A spokesman for USA Today, published by Gannett Co., said all ads are undergo a standard review, but wouldn't comment specifically on Pinnacle. The Washington Post declined to comment, and a spokesman for Tribune Co.'s Los Angeles Times said, "We generally limit our review to those ad categories that previously have raised legal concerns or prompted reader complaints."
Pinnacle appears to have used its advertising campaign not only to generate revenue, but to gain credibility as well. A company newsletter dated June 2006 touted Pinnacle's "new business relationship" with Newsweek and noted, "We are anticipating the addition of many new investors as a result of our advertisement in this renowned publication." Several investors say they were told by Pinnacle employees that Newsweek had run background checks on the firm. (The magazine's spokeswoman wouldn't comment on that, since it has to do with Newsweek's vetting process.)
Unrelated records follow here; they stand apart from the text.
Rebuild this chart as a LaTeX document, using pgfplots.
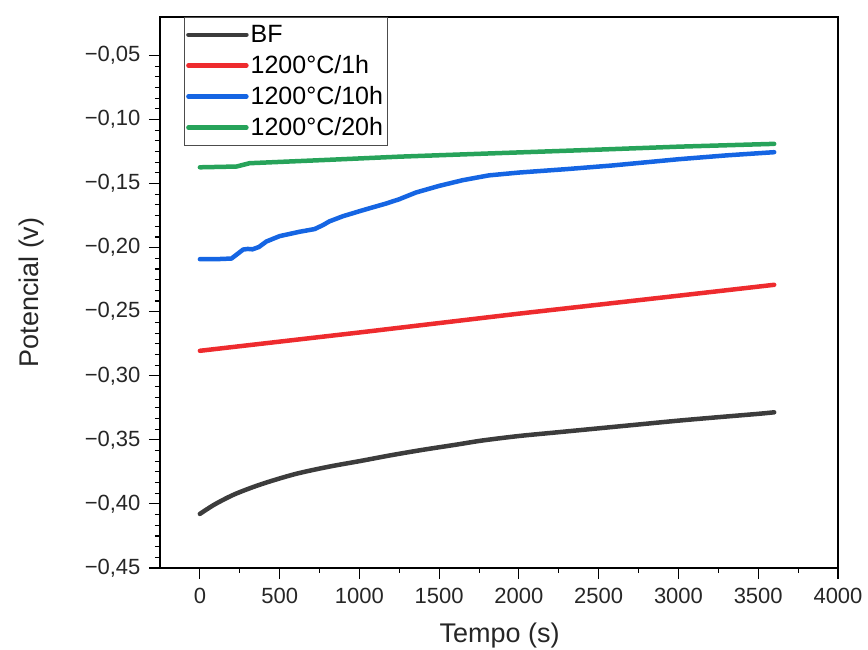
\documentclass[border=0pt]{standalone}
\usepackage{pgfplots}
\pgfplotsset{compat=1.18}
\usepackage{fontspec}
\setmainfont{Liberation Sans}

\definecolor{cBF}{HTML}{3C3C3C}
\definecolor{cR}{HTML}{EE2B2E}
\definecolor{cB}{HTML}{1565E3}
\definecolor{cG}{HTML}{27A35A}

\begin{document}
\begin{tikzpicture}
\useasboundingbox (-160pt,-82pt) rectangle (708pt,568pt);
\begin{axis}[
    at={(0pt,0pt)}, anchor=south west,
    scale only axis, width=678pt, height=551pt,
    xmin=-250, xmax=4000, ymin=-0.45, ymax=-0.02,
    xtick={0,500,...,4000}, minor x tick num=1,
    ytick={-0.45,-0.40,-0.35,-0.30,-0.25,-0.20,-0.15,-0.10,-0.05},
    yticklabels={{−0,45},{−0,40},{−0,35},{−0,30},{−0,25},{−0,20},{−0,15},{−0,10},{−0,05}},
    minor y tick num=5,
    tick align=outside, tick pos=left,
    major tick length=11pt, minor tick length=5pt,
    every tick/.style={black, line width=1.1pt},
    axis line style={line width=1.2pt},
    /pgf/number format/assume math mode=true,
    /pgf/number format/set thousands separator={},
    ticklabel style={font=\fontsize{22}{26}\selectfont, text=black!85},
    yticklabel style={xshift=-5pt},
    xticklabel style={yshift=-6pt},
    xlabel={Tempo (s)}, ylabel={Potencial (v)},
    label style={font=\fontsize{27}{31}\selectfont, text=black!85},
    xlabel style={at={(axis description cs:0.501,-0.122)}, anchor=center},
    ylabel style={at={(axis description cs:-0.19,0.5)}, anchor=center},
    legend style={at={(axis description cs:0.035,1)}, anchor=north west,
        font=\fontsize{25}{28}\selectfont, draw=black!70, line width=0.9pt,
        row sep=7.5pt, inner xsep=2pt, inner ysep=6pt},
    legend cell align=left,
    legend image code/.code={\draw[#1, line width=4.5pt] (0pt,0pt) -- (58pt,0pt);},
    every axis plot/.append style={line width=4.5pt, line cap=round, line join=round},
]
\addplot[cBF, smooth] coordinates {
(0,-0.4078) (94,-0.4003) (219,-0.3924) (385,-0.3846) (594,-0.3768)
(802,-0.3711) (1010,-0.3664) (1198,-0.3620) (1396,-0.3578) (1604,-0.3538)
(1771,-0.3505) (2000,-0.3470) (2250,-0.3440) (2500,-0.3410) (2750,-0.3380)
(3000,-0.3350) (3250,-0.3323) (3500,-0.3297) (3600,-0.3285)};
\addlegendentry{BF}
\addplot[cR] coordinates {(0,-0.2805) (1000,-0.2662) (2000,-0.2515) (3000,-0.2375) (3600,-0.2290)};
\addlegendentry{1200°C/1h}
\addplot[cB] coordinates {
(0,-0.2090) (100,-0.2090) (198,-0.2085) (240,-0.2045) (271,-0.2015) (300,-0.2010)
(330,-0.2013) (370,-0.1995) (417,-0.1952) (500,-0.1910) (625,-0.1876)
(719,-0.1855) (770,-0.1825) (812,-0.1795) (896,-0.1755) (1021,-0.1708) (1167,-0.1656)
(1250,-0.1622) (1354,-0.1570) (1500,-0.1518) (1646,-0.1474) (1750,-0.1450)
(1812,-0.1436) (2000,-0.1414) (2300,-0.1387) (2583,-0.1359) (3000,-0.1310) (3300,-0.1280)
(3600,-0.1255)};
\addlegendentry{1200°C/10h}
\addplot[cG] coordinates {
(0,-0.1373) (229,-0.1367) (312,-0.1341) (800,-0.1315) (1250,-0.1290)
(1812,-0.1265) (2500,-0.1235) (3000,-0.1212) (3600,-0.1190)};
\addlegendentry{1200°C/20h}
\end{axis}
\end{tikzpicture}
\end{document}
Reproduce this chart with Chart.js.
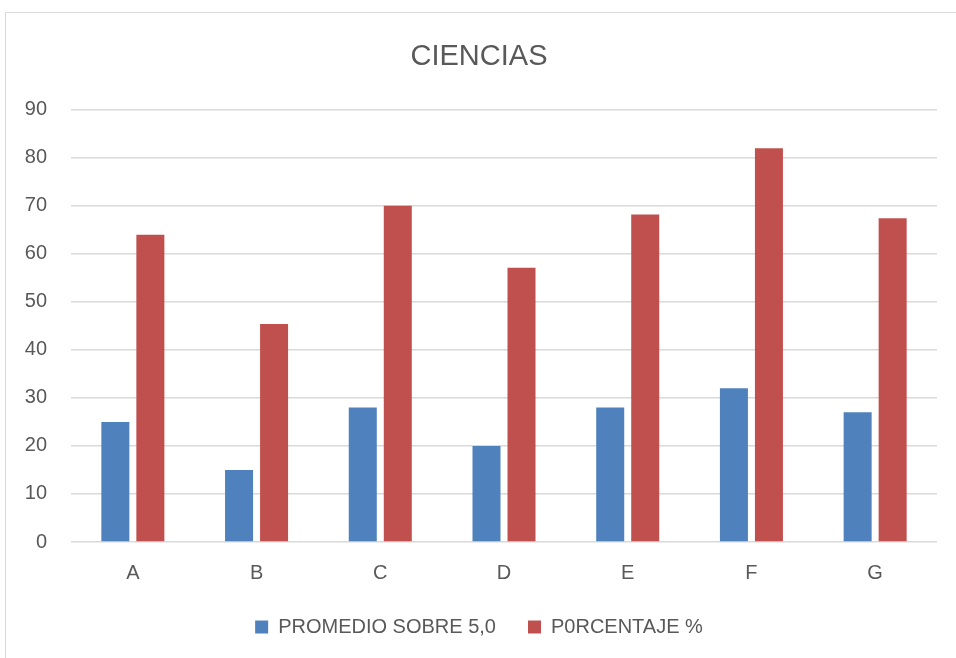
<!DOCTYPE html>
<html>
<head>
<meta charset="utf-8">
<script src="https://cdn.jsdelivr.net/npm/chart.js@4/dist/chart.umd.min.js"></script>
<style>
  html, body { margin: 0; padding: 0; background: #fff; }
  #wrap { position: relative; width: 956px; height: 658px; overflow: hidden; }
  #frame { position: absolute; left: 5px; top: 12px; width: 1000px; height: 700px;
           border-left: 1.5px solid #d9d9d9; border-top: 1.5px solid #d9d9d9; }
  canvas { position: absolute; left: 0; top: 0; }
</style>
</head>
<body>
<div id="wrap">
  <div id="frame"></div>
  <canvas id="chart" width="956" height="658"></canvas>
</div>
<script>
// categories and values
var categories = ['A', 'B', 'C', 'D', 'E', 'F', 'G'];
var promedio = [25, 15, 28, 20, 28, 32, 27];
var porcentaje = [64, 45.4, 70, 57.1, 68.2, 82, 67.4];
var yTicks = [0, 10, 20, 30, 40, 50, 60, 70, 80, 90];

var textColor = '#595959';
var gridColor = '#d9d9d9';
var font = 'Liberation Sans, Arial, sans-serif';

var ctx = document.getElementById('chart').getContext('2d');
var chartObj = new Chart(ctx, {
  type: 'bar',
  data: {
    labels: categories,
    datasets: [
      {
        label: 'PROMEDIO SOBRE 5,0',
        data: promedio,
        backgroundColor: '#4f81bd',
        categoryPercentage: 0.566,
        barPercentage: 0.8
      },
      {
        label: 'P0RCENTAJE %',
        data: porcentaje,
        backgroundColor: '#c0504d',
        categoryPercentage: 0.566,
        barPercentage: 0.8
      }
    ]
  },
  options: {
    responsive: false,
    animation: false,
    layout: { padding: { left: 21, right: 19, top: 0, bottom: 11 } },
    plugins: {
      title: {
        display: true,
        text: 'CIENCIAS',
        color: textColor,
        font: { family: font, size: 29, weight: 'normal' },
        padding: { top: 40, bottom: 35 }
      },
      legend: {
        position: 'bottom',
        labels: {
          color: textColor,
          font: { family: font, size: 20 },
          boxWidth: 13,
          boxHeight: 13,
          padding: 32
        }
      },
      tooltip: { enabled: false }
    },
    scales: {
      x: {
        afterFit: function(scale) { scale.height = 43; },
        grid: { display: false, drawTicks: false },
        border: { display: false },
        ticks: { color: textColor, font: { family: font, size: 20 }, padding: 19 }
      },
      y: {
        min: 0,
        max: 90,
        afterBuildTicks: function(scale) {
          scale.ticks = yTicks.map(function(v) { return { value: v }; });
        },
        afterFit: function(scale) { scale.width = 50; },
        grid: { color: gridColor, lineWidth: 1.5, drawTicks: false },
        border: { display: false },
        ticks: { color: textColor, font: { family: font, size: 20 }, padding: 24 }
      }
    }
  }
});
</script>
</body>
</html>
Pinnacle's classified ads were generally short on details but promised "Quick Profit" in "the Booming Atlanta Market." The Newsweek ad explained some of the business, saying Pinnacle bought and sold "distressed properties" in Atlanta. In reality, Pinnacle merely passed the real estate from one group of investors to another, according to the SEC.
Among investors attracted by Pinnacle advertising was Keith Ellis, a postal worker in Washington, who spotted the company's ad in the Post and put in $5,000. Ken Carraway, a real-estate broker in Los Angeles, saw an ad in the Times and eventually invested more than $150,000. Marvin Reyes, an information-technology specialist in Floral Park, N.Y., saw ads in the Journal and Newsweek and invested $25,000.
Mr. Reyes says he performed his own research on Pinnacle, speaking with other investors and checking with the Better Business Bureau in Atlanta, but was most persuaded by the company's ads. "If these guys are advertising with a full-page ad in a publication like Newsweek, they have to be legit," he remembers thinking.